Simplifying Design of Pulse Rate/Blood-Oxygen Wearables

Simplifying Design of Pulse Rate/Blood-Oxygen Wearables

Pulse rate and blood-oxygen (SpO2) levels are easily measured by the hardware, software, and algorithms of the MAXREFDES117# reference design

Wearable devices for personal health and wellness are a fast-growing market. There are the wristband devices (typified by Fitbit and Garmin, among others), but they are only a starting point. There's also tremendous interest in more advanced wearable devices for cardiac monitoring of heart rate and blood-oxygen (SpO2) levels, as these provide significant insight into heart function and health. For maximum insight, this monitoring needs to be done 24/7 (or nearly so), during both activity and rest states.

What's interesting is that measurement of heart rate and blood-oxygen levels presents two very different situations, but they are converging. Obviously, heart rate is a non-invasive, easy-to-measure parameter, at least in principle: all you need is access to the subject's wrist, a watch to measure the time, and perhaps someone else to take the reading. However, despite the apparent ease of doing it, it can’t be done continuously, though it can be done frequently – but the subject has to be in a sitting (quiescent) mode.

Blood-oxygen readings present a very different story. [Oxygen saturation refers to the fraction of oxygen-saturated hemoglobin relative to total hemoglobin (unsaturated + saturated) in the blood.] Until the 1970s, it could only be measured using the invasive procedure of taking a blood sample and then sending it to a lab. This is clearly an unpleasant and even risky scenario in many ways, and obviously limits the frequency of updates (and the cost is substantial, too). However, using optical attenuation readings through the skin and blood vessels at two different wavelengths, it is possible to determine SpO2 levels accurately, continuously, and in real time.

Why Consider a Reference Design?

If all that was needed for an effective pulse oximetry system was a few LEDs, photosensors, and ICs, it would seem to be a fairly simple design and the end of the story. However, the reality is far more complicated, as is almost always the case in most real-world test and measurement situations, especially if it is a medical application.

That's why Maxim developed the MAXREFDES117# reference design, a low-power, optical heart-rate module which includes integrated red and IR LEDs and a power supply. This tiny board (just 0.5in × 0.5in/1.25cm × 1.25cm, Figure 1) can be placed on a finger or earlobe to accurately detect heart rate.  It includes a heart-rate/SpO2 sensor (MAX30102), a step-down converter (MAX1921), and an accurate level translator (MAX14595), Figure 2.

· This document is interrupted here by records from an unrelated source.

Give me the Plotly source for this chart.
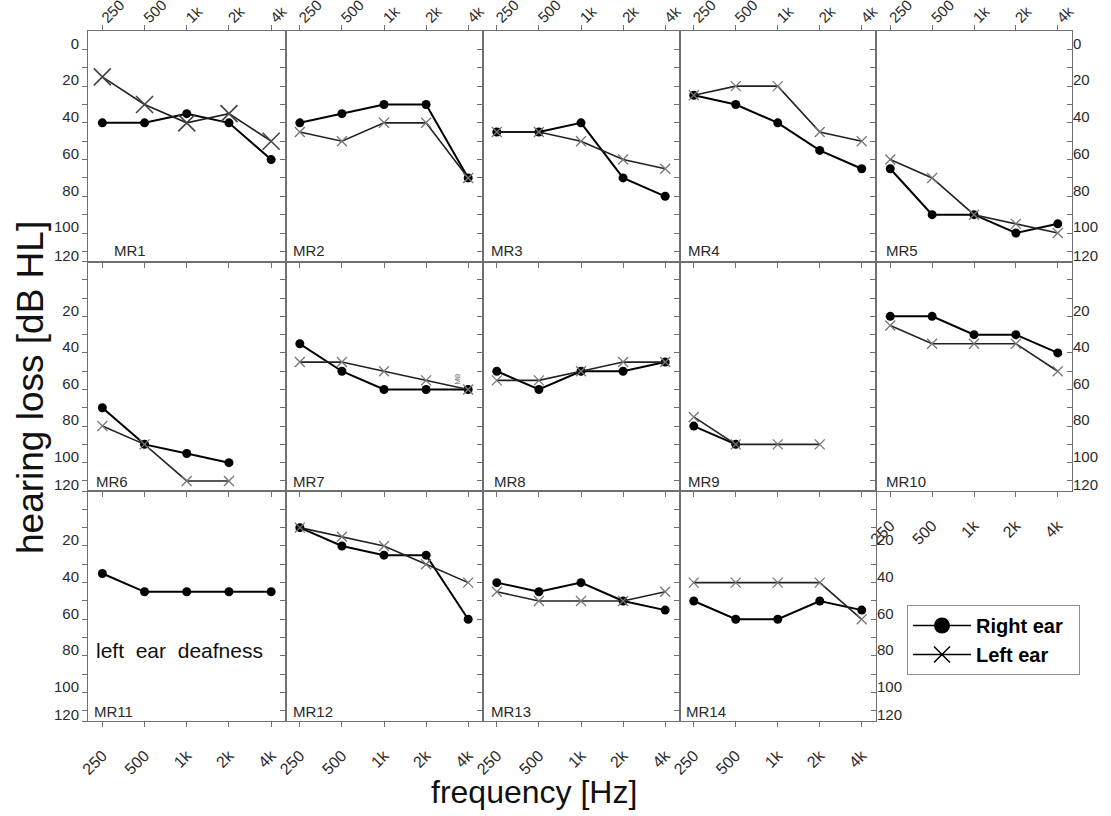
import plotly.graph_objects as go

# ---------------- data (dB HL) ----------------
freqs = ["250", "500", "1k", "2k", "4k"]
panel_names = ["MR1", "MR2", "MR3", "MR4", "MR5", "MR6", "MR7",
               "MR8", "MR9", "MR10", "MR11", "MR12", "MR13", "MR14"]

mr1_right = [40, 40, 35, 40, 60]
mr1_left = [15, 30, 40, 35, 50]
mr2_right = [40, 35, 30, 30, 70]
mr2_left = [45, 50, 40, 40, 70]
mr3_right = [45, 45, 40, 70, 80]
mr3_left = [45, 45, 50, 60, 65]
mr4_right = [25, 30, 40, 55, 65]
mr4_left = [25, 20, 20, 45, 50]
mr5_right = [65, 90, 90, 100, 95]
mr5_left = [60, 70, 90, 95, 100]
mr6_right = [70, 90, 95, 100, None]
mr6_left = [80, 90, 110, 110, None]
mr7_right = [35, 50, 60, 60, 60]
mr7_left = [45, 45, 50, 55, 60]
mr8_right = [50, 60, 50, 50, 45]
mr8_left = [55, 55, 50, 45, 45]
mr9_right = [80, 90, None, None, None]
mr9_left = [75, 90, 90, 90, None]
mr10_right = [20, 20, 30, 30, 40]
mr10_left = [25, 35, 35, 35, 50]
mr11_right = [35, 45, 45, 45, 45]
mr11_left = [None, None, None, None, None]   # left ear deafness
mr12_right = [10, 20, 25, 25, 60]
mr12_left = [10, 15, 20, 30, 40]
mr13_right = [40, 45, 40, 50, 55]
mr13_left = [45, 50, 50, 50, 45]
mr14_right = [50, 60, 60, 50, 55]
mr14_left = [40, 40, 40, 40, 60]

right_series = [mr1_right, mr2_right, mr3_right, mr4_right, mr5_right, mr6_right, mr7_right,
                mr8_right, mr9_right, mr10_right, mr11_right, mr12_right, mr13_right, mr14_right]
left_series = [mr1_left, mr2_left, mr3_left, mr4_left, mr5_left, mr6_left, mr7_left,
               mr8_left, mr9_left, mr10_left, mr11_left, mr12_left, mr13_left, mr14_left]

y_tick_vals = [0, 10, 20, 30, 40, 50, 60, 70, 80, 90, 100, 110, 115.5]
y_tick_text_top = ["0", "", "20", "", "40", "", "60", "", "80", "", "100", "", "120"]
y_tick_text_other = ["", "", "20", "", "40", "", "60", "", "80", "", "100", "", "120"]

# ---------------- layout geometry (pixels) ----------------
W, H = 1111, 816
XE = [88, 285.5, 482.5, 679.5, 876, 1072]
YE = [31, 261.5, 491, 721]
FONT = "Arial, Liberation Sans, sans-serif"
LC = "#707070"
TXT = "#2a2a2a"
label_xshift = [24, 5, 6, 6, 8, 6, 5, 9, 6, 8, 4, 5, 6, 4]


def ax_id(letter, n):
    return letter if n == 1 else f"{letter}{n}"


fig = go.Figure()
layout = {}
annotations = []
x_idx = list(range(len(freqs)))

for i, name in enumerate(panel_names):
    n = i + 1
    r, c = divmod(i, 5)
    xs = ax_id("x", n)
    ys = ax_id("y", n)
    big = (i == 0)
    fig.add_trace(go.Scatter(
        x=x_idx, y=right_series[i], xaxis=xs, yaxis=ys, mode="lines+markers",
        line=dict(color="#000000", width=2),
        marker=dict(symbol="circle", size=9, color="#000000"),
        showlegend=False, hoverinfo="skip"))
    fig.add_trace(go.Scatter(
        x=x_idx, y=left_series[i], xaxis=xs, yaxis=ys, mode="lines+markers",
        line=dict(color="#222222", width=1.6),
        marker=dict(symbol="x-thin", size=17 if big else 10,
                    line=dict(color="#444444" if big else "#777777", width=1.6 if big else 1.3)),
        showlegend=False, hoverinfo="skip"))

    xa = dict(domain=[XE[c] / W, XE[c + 1] / W], range=[-0.34, 4.34], anchor=ys,
              automargin=False,
              tickmode="array", tickvals=x_idx, ticktext=freqs, tickangle=-45,
              showline=True, linecolor=LC, linewidth=1, ticks="outside", ticklen=5,
              tickcolor=LC, showgrid=False, zeroline=False,
              tickfont=dict(family=FONT, size=16, color=TXT))
    if r == 0:
        xa.update(side="top", mirror="ticks", showticklabels=True, ticklabelstandoff=-7,
                  tickfont=dict(family=FONT, size=15, color=TXT))
    elif r == 1:
        xa.update(side="bottom", mirror=True, showticklabels=(c == 4), ticklabelstandoff=13)
    else:
        xa.update(side="bottom", mirror=True, showticklabels=True, ticklabelstandoff=13)

    ya = dict(domain=[1 - YE[r + 1] / H, 1 - YE[r] / H], range=[115.5, -10], anchor=xs,
              automargin=False,
              tickmode="array", tickvals=y_tick_vals,
              ticktext=y_tick_text_top if r == 0 else y_tick_text_other,
              ticks="outside", ticklen=5, tickcolor=LC, showline=True, mirror=True,
              linecolor=LC, linewidth=1, showgrid=False, zeroline=False,
              showticklabels=(c == 0), ticklabelshift=6,
              tickfont=dict(family=FONT, size=15, color=TXT))
    layout["xaxis" if n == 1 else f"xaxis{n}"] = xa
    layout["yaxis" if n == 1 else f"yaxis{n}"] = ya

    annotations.append(dict(text=name, xref=f"{xs} domain", yref=f"{ys} domain",
                            x=0, y=0, xanchor="left", yanchor="middle",
                            xshift=label_xshift[i], yshift=11 if r == 0 else 9.5,
                            showarrow=False, font=dict(family=FONT, size=15, color=TXT)))

# right-hand tick label axes (MR5, MR10, MR14)
for k, n in enumerate([5, 10, 14]):
    r = (n - 1) // 5
    yname = f"y{15 + k}"
    layout[f"yaxis{15 + k}"] = dict(
        overlaying=f"y{n}", anchor=f"x{n}", side="right", range=[115.5, -10],
        automargin=False,
        tickmode="array", tickvals=y_tick_vals,
        ticktext=y_tick_text_top if r == 0 else y_tick_text_other,
        ticks="inside", ticklen=5, tickcolor=LC, showline=False, showgrid=False,
        zeroline=False, ticklabelshift=6,
        tickfont=dict(family=FONT, size=15, color=TXT))
    # empty trace so that the overlaying axis is drawn
    fig.add_trace(go.Scatter(x=[None], y=[None], xaxis=f"x{n}", yaxis=yname,
                             mode="markers", showlegend=False, hoverinfo="skip"))

annotations.append(dict(text="left\u00a0\u00a0ear\u00a0\u00a0deafness", xref="x11 domain", yref="y11 domain",
                        x=0, y=0.305, xanchor="left", yanchor="middle", xshift=6,
                        showarrow=False, font=dict(family=FONT, size=21, color="#111111")))
annotations.append(dict(text="M8", xref="x7 domain", yref="y7 domain", x=0.905, y=0.49,
                        textangle=-90, showarrow=False,
                        font=dict(family=FONT, size=8, color="#666666")))
annotations.append(dict(text="hearing loss [dB HL]", xref="paper", yref="paper",
                        x=30 / W, y=1 - 388 / H, xanchor="center", yanchor="middle",
                        textangle=-90, showarrow=False,
                        font=dict(family=FONT, size=37, color="#111111")))
annotations.append(dict(text="frequency [Hz]", xref="paper", yref="paper",
                        x=534 / W, y=1 - 792 / H, xanchor="center", yanchor="middle",
                        showarrow=False,
                        font=dict(family=FONT, size=32, color="#111111")))

# legend-only traces
fig.add_trace(go.Scatter(x=[None], y=[None], mode="lines+markers",
                         name="<b>Right ear</b>\u00a0\u00a0",
                         line=dict(color="#000000", width=1.5),
                         marker=dict(symbol="circle", size=22, color="#000000")))
fig.add_trace(go.Scatter(x=[None], y=[None], mode="lines+markers",
                         name="<b>Left ear</b>\u00a0\u00a0",
                         line=dict(color="#000000", width=1.5),
                         marker=dict(symbol="x-thin", size=22, line=dict(color="#000000", width=1.5))))

fig.update_layout(
    width=W, height=H, margin=dict(l=0, r=0, t=0, b=0, autoexpand=False),
    paper_bgcolor="white", plot_bgcolor="white",
    font=dict(family=FONT, color=TXT),
    annotations=annotations,
    legend=dict(x=907 / W, y=1 - 605 / H, xanchor="left", yanchor="top",
                bordercolor="#909090", borderwidth=1, bgcolor="white",
                font=dict(family=FONT, size=20, color="#000000"),
                itemsizing="trace", itemwidth=58, tracegroupgap=2),
    **layout,
)

fig.write_html("out.html", config={"displayModeBar": False},
               post_script="document.body.style.margin='0px';")
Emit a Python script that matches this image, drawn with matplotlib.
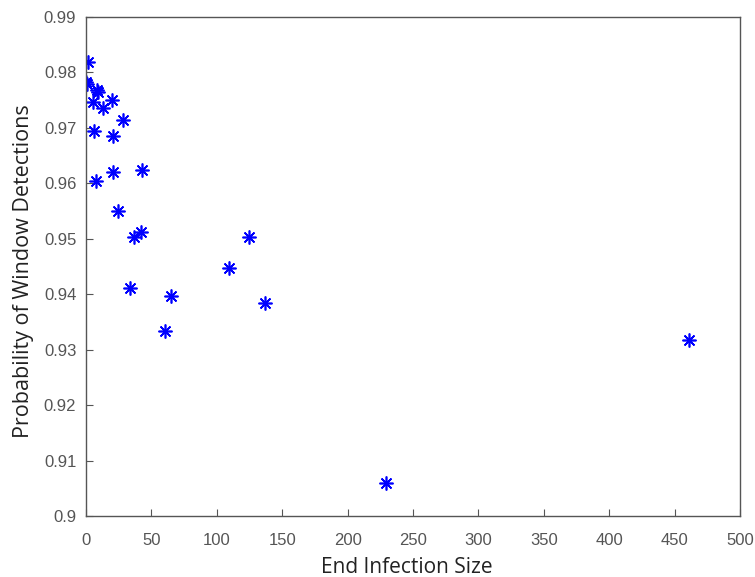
import matplotlib
matplotlib.use('Agg')
from matplotlib import pyplot as plt

# End infection size vs probability of window detections
infection_size = [1.8, 0.0, 1.0, 8.2, 9.4, 5.6, 19.6, 12.7, 28.0, 6.4, 20.9,
                  20.9, 42.5, 7.4, 24.7, 36.9, 42.0, 124.6, 109.7, 33.6,
                  64.7, 136.9, 60.4, 461.0, 229.0]
detection_prob = [0.9819, 0.9783, 0.9780, 0.9768, 0.9765, 0.9747, 0.9751,
                  0.9735, 0.9715, 0.9694, 0.9685, 0.9621, 0.9624, 0.9604,
                  0.9550, 0.9504, 0.9513, 0.9504, 0.9448, 0.9412, 0.9397,
                  0.9385, 0.9334, 0.9317, 0.9059]

x_ticks = list(range(0, 501, 50))
y_ticks = [0.90, 0.91, 0.92, 0.93, 0.94, 0.95, 0.96, 0.97, 0.98, 0.99]

fig = plt.figure(figsize=(7.55, 5.77), dpi=100)
ax = fig.add_axes([86 / 755, 1 - 516 / 577, (740 - 86) / 755, (516 - 17) / 577])

ax.plot(infection_size, detection_prob, linestyle='none', marker=(8, 2, 0),
        color='#0000ff', markersize=10, markeredgewidth=1.2)

ax.set_xlim(0, 500)
ax.set_ylim(0.9, 0.99)
ax.set_xticks(x_ticks)
ax.set_yticks(y_ticks)
ax.set_yticklabels(['0.9'] + ['%.2f' % v for v in y_ticks[1:]])

for s in ax.spines.values():
    s.set_color('#555555')
    s.set_linewidth(1.0)
ax.tick_params(direction='in', length=5, color='#555555', labelcolor='#555555',
               labelsize=12, top=False, right=False)
ax.tick_params(axis='x', pad=12)
ax.tick_params(axis='y', pad=7)
for lab in ax.get_xticklabels() + ax.get_yticklabels():
    lab.set_family('Liberation Sans')

ax.set_xlabel('End Infection Size', fontsize=15, family='Open Sans', color='#222222')
ax.set_ylabel('Probability of Window Detections', fontsize=15.5, family='Open Sans', color='#222222')
ax.xaxis.set_label_coords(0.49, -0.083)
ax.yaxis.set_label_coords(-0.08, 0.49)

plt.savefig('out.png', dpi=100)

Figure 1. Learn how Maxim’s MAXREFDES117# reference design simplifies design of wearable devices that measure pulse rate and blood-oxygen levels.

Figure 2. With the MAXREFDES117# reference design, designers can test out their ideas and also integrate it into a larger medical device.

What are the challenges of heart-rate sensing that the MAXREFDES117# reference design addresses? First, the basic sensor data is corrupted by noise (such as minute user movement) as well as other aberrations. Further, the relationship between light transmission and the two parameters being measured–especially SpO2–is not a simple table look-up or curve fitting between data and final answers. Instead, it is quite complicated, with calibration, compensation, and determination of some equation constants, plus allowance for component variations, temperature coefficients, and other factors. Even test and verification of results is a challenge.

But compact, complete hardware is only part of the needed design. This module works with both Arduino and the ARMRegistered mbedTm platforms for quick testing, development, and system integration. It also includes a basic, open-source heart-rate and SpO2 algorithm in the example firmware.

The inclusion of the heart-rate algorithm, which users may modify and improve as desired, is a major part of the reference design's story. In the AACN Procedure Manual for Critical Care, Sandra L. Schutz  details why the path from raw sensor reading to meaningful, accurate readout is a complex and subtle one. It depends on the application scenario (such as sedate v. active), which is why the algorithm itself may need to be fine-tuned by the OEM; a product for an athlete in motion is different in form factor, user interface, and even algorithm specifics than one designed solely for a subject at rest. These scenarios fit under the category of motion rejection.  Admittedly, MAXREFDES117# does not have an accelerometer nor subsequent motion rejection.

To get the reference design operational, the user has to do one simple thing: just add a 2V to 5.5V supply; dissipation is around 5mW, with current demands in the low single-digit mA range. The BOM, schematics, layout files, and Gerber files are all available from the Design Resources tab at Maxim's site. If that's not enough, the reference design's boards are even available for purchase from Maxim.

The Maxim reference design is so complete that users can package it as-is in their final product, thus avoiding the need to "reinvent the wheel" (so to speak) of a basic, ready-to-go design for a photoplethysmogram (PPG-optical)-based heart-rate/SpO2 sensor. Alternatively, they can use it as a part of a larger medical device, which simultaneously senses, measures, and monitors multiple health and activity parameters.